O conjunto de símbolos presente em cada atividade fomenta descobertas no público. Foi no Pop Plus, por exemplo, que muitas mulheres entre 30 e 40 anos vestiram, pela primeira vez na vida, saia, biquíni e roupas mais coloridas.

Para Flávia, o episódio mais marcante que vivenciou no Pop Plus foi ver a emoção de uma menina de 14 anos ao encontrar um vestido que serviu bem nela. "A menina chegou no evento, procurou umas coisas, aí quando ela encontrou um vestido que ficou perfeito nela, ela começou a chorar. Todo mundo se emocionou".

Foram essas histórias que me fizeram perceber que o Pop Plus era muito mais do que só um espaço de moda, de beleza e estética, mas também da importância social dele. Que preenche uma lacuna de milhares de mulheres excluídas da moda diariamente

Flávia Durante, criadora do Pop Plus, feira de moda plus size

Um sonho coletivo

A empresária Juliana Torrette, dona da marca de moda praia Cor de Jambo, participa da feira desde 2015. Ela é pioneira no fio dental plus size com modelos que vestem do 46 ao 56. A sugestão do modelo veio da Flávia, e por esse motivo ela é conhecida como a madrinha do fio dental plus.

Juliana conta que o Pop Plus, além de impactar no volume de vendas, auxiliou no amadurecimento da marca. "Antes produzíamos peças plus, porém mais simples e básicas. A feira abriu um mundo diferente, onde tivemos muito mais liberdade para criar e ousar", diz.

Como consumidora, a jornalista e criadora de conteúdo Bárbara Forte, 33, considera o Pop Plus um divisor de águas em sua vida desde que descobriu a feira nas redes sociais, em 2017. Bárbara, na época, estava bastante insatisfeita com as opções oferecidas pelo mercado. "Muitas vezes saía chorando das lojas por não encontrar nada que me servisse", conta.

No evento, ela se sentiu confortável e passou a ver o próprio corpo com mais generosidade. "A primeira loja com que me deparei tinha inclusive uma camiseta escrito 'gorda', e até então eu achava que não era pra gente se orgulhar de ser quem era. Meu olhar mudou a partir desse dia". Esse encontro rendeu um novo início a ela, que criou um blog sobre autoestima e corpo livre. "Hoje sou uma pessoa mais segura do meu espaço no mundo. Tento replicar que todas nós somos merecedoras de sermos quem nós somos", afirma Bárbara.

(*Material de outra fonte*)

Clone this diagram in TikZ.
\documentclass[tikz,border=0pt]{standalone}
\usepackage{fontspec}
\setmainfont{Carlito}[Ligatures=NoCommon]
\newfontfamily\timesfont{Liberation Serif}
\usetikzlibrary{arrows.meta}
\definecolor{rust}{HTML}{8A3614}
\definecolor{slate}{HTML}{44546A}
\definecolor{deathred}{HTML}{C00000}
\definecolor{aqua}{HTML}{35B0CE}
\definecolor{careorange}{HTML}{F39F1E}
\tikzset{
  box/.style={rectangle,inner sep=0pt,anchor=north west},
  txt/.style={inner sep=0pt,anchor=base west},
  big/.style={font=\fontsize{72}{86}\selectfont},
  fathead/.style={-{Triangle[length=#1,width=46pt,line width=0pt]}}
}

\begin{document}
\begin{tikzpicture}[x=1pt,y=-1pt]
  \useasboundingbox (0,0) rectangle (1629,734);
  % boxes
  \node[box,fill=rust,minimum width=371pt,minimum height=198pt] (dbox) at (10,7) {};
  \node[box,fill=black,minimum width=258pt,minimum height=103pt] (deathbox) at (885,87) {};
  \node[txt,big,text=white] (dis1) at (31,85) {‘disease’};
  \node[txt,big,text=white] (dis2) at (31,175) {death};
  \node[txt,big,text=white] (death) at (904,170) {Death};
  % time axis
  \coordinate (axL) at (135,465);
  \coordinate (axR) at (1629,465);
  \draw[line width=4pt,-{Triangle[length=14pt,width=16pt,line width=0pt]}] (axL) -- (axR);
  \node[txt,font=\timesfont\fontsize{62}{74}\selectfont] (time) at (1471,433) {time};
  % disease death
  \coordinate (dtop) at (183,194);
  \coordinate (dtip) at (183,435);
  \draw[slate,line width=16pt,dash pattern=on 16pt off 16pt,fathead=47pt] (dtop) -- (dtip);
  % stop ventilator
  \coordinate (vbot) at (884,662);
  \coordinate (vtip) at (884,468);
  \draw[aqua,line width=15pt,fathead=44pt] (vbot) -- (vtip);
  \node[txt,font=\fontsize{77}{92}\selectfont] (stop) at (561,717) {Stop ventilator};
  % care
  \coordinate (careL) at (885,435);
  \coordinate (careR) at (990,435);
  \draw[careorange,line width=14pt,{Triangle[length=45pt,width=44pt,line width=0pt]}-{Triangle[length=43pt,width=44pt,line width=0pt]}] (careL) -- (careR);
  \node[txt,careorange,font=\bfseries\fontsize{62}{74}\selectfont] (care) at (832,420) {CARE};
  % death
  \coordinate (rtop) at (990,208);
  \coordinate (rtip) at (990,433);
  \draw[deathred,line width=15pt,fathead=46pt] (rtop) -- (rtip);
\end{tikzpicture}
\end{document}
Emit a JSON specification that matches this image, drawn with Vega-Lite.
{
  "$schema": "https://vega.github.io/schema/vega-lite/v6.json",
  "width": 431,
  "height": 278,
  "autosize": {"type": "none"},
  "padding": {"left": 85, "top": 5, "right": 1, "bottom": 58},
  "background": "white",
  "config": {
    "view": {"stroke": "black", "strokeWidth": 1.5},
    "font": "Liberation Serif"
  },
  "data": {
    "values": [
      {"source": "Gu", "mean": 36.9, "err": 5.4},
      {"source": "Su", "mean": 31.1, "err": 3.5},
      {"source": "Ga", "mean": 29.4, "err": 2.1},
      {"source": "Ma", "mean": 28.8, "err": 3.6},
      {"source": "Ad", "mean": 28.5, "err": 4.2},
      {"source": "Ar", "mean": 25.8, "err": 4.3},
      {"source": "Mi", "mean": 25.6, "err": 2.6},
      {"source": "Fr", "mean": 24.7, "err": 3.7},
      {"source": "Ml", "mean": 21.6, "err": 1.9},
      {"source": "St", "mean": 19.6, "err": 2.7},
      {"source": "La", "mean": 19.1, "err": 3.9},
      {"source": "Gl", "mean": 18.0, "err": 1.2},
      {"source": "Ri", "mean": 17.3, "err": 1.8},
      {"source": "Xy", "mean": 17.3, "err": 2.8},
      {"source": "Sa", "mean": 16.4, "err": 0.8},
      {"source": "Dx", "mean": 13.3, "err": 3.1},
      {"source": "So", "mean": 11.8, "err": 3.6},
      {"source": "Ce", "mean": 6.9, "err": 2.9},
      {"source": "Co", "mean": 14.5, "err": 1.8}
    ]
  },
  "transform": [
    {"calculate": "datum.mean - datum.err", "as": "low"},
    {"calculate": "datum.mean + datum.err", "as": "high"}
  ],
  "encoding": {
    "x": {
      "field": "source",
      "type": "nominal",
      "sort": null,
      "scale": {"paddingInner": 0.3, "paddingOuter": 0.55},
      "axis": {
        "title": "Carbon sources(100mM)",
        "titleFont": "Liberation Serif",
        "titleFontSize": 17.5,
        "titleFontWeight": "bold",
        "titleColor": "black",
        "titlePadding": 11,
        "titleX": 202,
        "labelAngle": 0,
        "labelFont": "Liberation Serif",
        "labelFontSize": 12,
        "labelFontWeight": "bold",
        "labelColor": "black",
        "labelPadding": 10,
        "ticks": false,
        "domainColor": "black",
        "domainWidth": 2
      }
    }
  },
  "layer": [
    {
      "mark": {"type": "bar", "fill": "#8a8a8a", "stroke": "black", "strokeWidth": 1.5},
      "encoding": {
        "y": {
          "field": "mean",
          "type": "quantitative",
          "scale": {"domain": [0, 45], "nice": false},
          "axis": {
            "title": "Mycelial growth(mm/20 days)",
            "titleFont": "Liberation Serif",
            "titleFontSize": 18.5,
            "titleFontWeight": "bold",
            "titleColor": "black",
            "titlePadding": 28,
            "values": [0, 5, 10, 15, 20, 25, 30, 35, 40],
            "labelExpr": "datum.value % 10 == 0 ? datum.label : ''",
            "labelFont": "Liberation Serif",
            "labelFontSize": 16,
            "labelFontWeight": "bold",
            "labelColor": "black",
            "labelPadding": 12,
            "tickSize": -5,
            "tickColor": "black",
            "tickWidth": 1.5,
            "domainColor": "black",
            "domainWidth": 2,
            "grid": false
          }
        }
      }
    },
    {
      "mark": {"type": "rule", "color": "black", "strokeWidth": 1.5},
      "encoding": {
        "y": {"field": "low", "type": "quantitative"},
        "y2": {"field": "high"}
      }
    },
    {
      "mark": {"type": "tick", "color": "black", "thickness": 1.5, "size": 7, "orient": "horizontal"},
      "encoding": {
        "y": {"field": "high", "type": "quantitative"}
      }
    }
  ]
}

Felipe Mariano/Divulgação Felipe Mariano/Divulgação

É questão de dignidade

Em sua caixa de e-mails, Flávia recebe diversos relatos de pessoas de outras regiões do Brasil descrevendo situações em que, por falta de roupas do seu tamanho em sua cidade, a pessoa tem uma única peça de roupa. "Aí, enquanto essa roupa, está lavando ela tem que usar uma canga, ou uma toalha, ou um lençol porque ela não encontra roupas na região dela", relata.

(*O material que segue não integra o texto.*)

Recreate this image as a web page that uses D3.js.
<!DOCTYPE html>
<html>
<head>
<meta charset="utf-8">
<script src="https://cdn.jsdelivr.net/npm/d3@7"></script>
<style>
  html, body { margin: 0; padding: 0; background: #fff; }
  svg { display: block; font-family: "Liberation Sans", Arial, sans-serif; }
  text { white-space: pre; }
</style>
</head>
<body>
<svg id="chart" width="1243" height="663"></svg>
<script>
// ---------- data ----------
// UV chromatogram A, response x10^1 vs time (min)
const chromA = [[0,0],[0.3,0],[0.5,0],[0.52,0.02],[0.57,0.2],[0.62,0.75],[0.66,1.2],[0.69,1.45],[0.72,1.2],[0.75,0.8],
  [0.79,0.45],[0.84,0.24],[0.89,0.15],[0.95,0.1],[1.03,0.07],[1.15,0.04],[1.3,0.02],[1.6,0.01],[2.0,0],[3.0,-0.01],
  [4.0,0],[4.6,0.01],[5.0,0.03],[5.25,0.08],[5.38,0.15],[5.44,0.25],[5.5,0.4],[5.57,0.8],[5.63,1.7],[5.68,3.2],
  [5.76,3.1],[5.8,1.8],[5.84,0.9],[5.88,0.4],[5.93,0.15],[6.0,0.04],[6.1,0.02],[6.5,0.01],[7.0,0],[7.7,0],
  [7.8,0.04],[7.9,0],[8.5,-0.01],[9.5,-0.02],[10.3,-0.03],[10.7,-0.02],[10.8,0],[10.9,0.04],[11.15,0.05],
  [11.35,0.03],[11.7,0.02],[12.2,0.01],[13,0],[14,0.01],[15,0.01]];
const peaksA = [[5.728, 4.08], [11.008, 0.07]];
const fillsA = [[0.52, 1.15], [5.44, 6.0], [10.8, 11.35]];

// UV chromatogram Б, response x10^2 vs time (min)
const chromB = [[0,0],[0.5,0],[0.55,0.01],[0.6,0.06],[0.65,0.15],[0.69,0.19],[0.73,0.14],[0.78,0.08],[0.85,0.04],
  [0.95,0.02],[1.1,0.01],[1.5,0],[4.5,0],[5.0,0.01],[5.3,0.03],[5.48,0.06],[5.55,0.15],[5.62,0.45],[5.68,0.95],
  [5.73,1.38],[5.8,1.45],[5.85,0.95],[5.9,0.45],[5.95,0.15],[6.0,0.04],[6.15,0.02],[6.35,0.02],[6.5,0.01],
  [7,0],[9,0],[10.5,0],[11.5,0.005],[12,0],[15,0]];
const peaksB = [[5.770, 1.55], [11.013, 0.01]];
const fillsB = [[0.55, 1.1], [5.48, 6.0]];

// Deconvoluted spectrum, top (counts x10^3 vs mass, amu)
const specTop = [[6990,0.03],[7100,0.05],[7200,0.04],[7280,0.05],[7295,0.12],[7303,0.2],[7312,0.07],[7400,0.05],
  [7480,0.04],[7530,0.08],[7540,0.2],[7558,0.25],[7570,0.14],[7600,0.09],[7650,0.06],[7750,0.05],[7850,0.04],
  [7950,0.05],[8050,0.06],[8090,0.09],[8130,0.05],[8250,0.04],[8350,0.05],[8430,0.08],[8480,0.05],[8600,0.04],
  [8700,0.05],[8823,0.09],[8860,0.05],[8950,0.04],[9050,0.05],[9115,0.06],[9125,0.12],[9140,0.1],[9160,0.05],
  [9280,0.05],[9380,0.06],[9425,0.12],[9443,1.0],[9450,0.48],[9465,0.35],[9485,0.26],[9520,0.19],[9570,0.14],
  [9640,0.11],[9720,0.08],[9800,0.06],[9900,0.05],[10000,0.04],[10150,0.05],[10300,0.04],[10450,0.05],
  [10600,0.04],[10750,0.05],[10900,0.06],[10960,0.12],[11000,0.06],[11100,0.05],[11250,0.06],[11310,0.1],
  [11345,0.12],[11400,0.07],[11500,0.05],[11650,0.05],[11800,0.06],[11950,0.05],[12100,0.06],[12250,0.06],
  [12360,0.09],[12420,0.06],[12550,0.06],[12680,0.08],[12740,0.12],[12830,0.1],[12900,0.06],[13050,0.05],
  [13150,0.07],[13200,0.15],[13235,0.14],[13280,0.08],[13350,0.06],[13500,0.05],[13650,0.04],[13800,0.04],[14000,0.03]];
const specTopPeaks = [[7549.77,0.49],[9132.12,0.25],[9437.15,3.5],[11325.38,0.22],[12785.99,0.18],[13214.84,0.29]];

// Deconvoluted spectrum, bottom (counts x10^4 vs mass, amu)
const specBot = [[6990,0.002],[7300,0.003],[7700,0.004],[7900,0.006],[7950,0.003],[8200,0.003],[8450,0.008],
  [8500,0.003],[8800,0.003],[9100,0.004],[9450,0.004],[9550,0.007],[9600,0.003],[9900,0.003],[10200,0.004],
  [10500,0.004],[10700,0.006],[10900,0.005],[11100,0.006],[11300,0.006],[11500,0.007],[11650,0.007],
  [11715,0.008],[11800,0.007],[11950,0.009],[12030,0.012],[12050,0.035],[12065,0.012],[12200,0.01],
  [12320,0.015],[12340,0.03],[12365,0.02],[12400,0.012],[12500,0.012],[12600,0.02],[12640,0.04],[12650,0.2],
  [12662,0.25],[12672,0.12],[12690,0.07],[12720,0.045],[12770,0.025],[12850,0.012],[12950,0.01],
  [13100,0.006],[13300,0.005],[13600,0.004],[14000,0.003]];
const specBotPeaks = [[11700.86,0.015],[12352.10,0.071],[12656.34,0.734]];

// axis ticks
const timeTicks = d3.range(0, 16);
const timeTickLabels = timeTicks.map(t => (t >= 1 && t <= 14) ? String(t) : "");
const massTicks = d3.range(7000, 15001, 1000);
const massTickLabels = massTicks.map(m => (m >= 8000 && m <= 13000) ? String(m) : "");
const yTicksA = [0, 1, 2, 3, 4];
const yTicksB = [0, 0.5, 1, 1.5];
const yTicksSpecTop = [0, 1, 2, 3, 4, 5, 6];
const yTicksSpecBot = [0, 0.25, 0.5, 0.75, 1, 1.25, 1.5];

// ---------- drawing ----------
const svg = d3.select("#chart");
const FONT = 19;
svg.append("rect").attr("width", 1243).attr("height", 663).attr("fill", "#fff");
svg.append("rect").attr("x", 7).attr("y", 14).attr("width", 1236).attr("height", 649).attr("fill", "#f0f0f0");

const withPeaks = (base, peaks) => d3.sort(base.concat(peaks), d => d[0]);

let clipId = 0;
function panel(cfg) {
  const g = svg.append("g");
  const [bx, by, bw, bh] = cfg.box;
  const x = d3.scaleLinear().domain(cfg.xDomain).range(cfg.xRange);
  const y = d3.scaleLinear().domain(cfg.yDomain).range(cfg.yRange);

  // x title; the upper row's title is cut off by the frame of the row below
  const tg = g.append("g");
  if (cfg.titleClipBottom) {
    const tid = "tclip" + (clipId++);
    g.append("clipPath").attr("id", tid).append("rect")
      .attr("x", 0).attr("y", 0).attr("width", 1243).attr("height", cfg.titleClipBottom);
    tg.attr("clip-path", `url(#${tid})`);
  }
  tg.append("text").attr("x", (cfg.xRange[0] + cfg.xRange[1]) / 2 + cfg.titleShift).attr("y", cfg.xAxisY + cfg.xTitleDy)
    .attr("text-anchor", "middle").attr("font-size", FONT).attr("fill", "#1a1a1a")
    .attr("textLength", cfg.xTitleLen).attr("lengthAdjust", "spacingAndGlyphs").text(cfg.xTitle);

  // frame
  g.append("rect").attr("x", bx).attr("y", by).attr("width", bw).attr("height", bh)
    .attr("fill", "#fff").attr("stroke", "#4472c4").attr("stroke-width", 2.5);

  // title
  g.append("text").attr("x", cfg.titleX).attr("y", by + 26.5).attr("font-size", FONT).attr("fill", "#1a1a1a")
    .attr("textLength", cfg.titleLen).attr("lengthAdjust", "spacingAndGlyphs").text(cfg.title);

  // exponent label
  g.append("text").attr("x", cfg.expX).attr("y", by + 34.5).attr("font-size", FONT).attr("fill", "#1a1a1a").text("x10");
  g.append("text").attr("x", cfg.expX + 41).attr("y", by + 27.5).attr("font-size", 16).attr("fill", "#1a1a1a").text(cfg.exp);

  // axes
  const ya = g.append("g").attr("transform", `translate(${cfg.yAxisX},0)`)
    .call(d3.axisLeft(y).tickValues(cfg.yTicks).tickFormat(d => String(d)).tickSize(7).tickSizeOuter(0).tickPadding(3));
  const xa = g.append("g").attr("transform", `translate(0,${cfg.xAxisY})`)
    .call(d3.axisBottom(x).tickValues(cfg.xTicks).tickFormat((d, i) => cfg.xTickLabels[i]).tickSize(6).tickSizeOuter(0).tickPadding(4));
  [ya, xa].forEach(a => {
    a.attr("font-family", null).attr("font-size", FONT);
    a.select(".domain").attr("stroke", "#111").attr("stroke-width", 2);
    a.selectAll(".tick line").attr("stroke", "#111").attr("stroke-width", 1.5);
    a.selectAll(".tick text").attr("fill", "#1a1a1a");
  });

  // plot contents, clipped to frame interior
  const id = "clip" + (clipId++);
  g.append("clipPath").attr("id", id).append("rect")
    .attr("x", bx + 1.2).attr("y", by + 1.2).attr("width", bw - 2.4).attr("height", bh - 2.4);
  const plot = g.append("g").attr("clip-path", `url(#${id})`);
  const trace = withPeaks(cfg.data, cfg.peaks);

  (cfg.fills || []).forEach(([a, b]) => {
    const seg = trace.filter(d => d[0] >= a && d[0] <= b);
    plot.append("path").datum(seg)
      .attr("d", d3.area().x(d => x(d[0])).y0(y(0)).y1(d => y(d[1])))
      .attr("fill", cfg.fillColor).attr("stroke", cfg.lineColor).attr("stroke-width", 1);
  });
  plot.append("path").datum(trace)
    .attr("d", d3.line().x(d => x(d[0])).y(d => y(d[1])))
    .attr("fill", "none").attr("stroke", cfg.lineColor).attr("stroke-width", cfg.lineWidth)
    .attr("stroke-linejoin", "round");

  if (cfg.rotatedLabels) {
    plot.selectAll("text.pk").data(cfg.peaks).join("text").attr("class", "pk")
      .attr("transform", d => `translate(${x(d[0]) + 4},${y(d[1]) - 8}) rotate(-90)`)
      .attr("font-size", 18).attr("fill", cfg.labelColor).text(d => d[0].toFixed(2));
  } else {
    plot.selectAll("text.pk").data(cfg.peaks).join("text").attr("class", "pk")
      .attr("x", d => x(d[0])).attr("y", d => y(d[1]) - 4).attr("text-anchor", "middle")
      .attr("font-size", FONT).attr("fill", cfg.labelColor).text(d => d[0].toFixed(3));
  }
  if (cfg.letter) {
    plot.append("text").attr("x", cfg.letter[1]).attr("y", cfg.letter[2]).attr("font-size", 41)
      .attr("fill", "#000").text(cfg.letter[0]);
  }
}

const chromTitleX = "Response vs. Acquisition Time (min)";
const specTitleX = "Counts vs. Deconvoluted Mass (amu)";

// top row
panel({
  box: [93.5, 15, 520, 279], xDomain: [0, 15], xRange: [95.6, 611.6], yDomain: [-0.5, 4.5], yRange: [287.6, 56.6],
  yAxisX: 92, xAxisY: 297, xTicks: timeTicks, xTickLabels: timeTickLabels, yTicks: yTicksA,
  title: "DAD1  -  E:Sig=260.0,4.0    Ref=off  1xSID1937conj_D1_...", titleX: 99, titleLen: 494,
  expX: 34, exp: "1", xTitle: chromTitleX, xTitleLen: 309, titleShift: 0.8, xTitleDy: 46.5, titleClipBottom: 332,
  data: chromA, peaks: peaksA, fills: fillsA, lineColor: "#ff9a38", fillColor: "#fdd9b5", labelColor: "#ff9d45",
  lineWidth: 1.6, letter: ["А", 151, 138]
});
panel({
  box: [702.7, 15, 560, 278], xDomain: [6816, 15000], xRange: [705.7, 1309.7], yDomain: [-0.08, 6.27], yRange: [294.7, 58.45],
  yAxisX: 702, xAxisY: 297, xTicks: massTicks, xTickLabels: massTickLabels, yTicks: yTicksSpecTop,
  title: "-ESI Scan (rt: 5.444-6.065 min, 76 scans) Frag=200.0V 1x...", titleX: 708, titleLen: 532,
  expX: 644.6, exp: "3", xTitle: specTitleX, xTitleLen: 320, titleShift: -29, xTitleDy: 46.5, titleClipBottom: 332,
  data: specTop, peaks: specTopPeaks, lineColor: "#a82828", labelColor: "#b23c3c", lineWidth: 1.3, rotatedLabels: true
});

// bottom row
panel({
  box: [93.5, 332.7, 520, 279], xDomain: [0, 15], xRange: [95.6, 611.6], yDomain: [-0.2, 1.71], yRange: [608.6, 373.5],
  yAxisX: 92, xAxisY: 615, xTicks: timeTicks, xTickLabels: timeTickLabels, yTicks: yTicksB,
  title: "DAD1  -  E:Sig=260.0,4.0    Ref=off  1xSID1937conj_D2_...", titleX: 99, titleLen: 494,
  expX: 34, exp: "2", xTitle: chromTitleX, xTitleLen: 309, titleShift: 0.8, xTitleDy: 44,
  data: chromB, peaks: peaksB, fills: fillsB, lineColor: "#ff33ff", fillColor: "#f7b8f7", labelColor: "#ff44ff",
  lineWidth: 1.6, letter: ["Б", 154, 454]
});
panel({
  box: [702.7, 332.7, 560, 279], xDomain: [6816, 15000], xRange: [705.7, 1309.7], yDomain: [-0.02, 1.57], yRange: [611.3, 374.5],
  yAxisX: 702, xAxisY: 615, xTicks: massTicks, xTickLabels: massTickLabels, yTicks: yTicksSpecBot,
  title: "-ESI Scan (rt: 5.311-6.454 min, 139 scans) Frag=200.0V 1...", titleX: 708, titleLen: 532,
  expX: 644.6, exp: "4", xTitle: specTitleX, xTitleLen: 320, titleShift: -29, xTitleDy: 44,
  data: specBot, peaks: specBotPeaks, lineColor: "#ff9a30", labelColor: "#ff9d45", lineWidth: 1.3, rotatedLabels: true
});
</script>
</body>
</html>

A empresária ainda lembra da época em que só encontrava peças para seu corpo na seção masculina de lojas de departamento ou entre as roupas para grávidas. Ela defende o acesso a roupas para corpos de todos os tamanhos como uma questão de dignidade. "Não só de beleza, de identidade, de expressão, de cultura, de história, mas também como dignidade, principalmente para quem veste acima dos 54", diz.

A ideia agora é levar o festival a cada vez mais pessoas, começando pelo interior e litoral de São Paulo. "A ideia é descentralizar", conta. A primeira edição em Campinas já tem data marcada, acontece em 9 e 10 de abril.

Outro plano, dentro das comemorações da primeira década do projeto, é aprimorar o conteúdo produzido para o festival. "Eu estou transformando o site em uma revista especializada em corpo gordo, moda plus size, comportamento, tudo relativo ao nosso público", diz Flávia.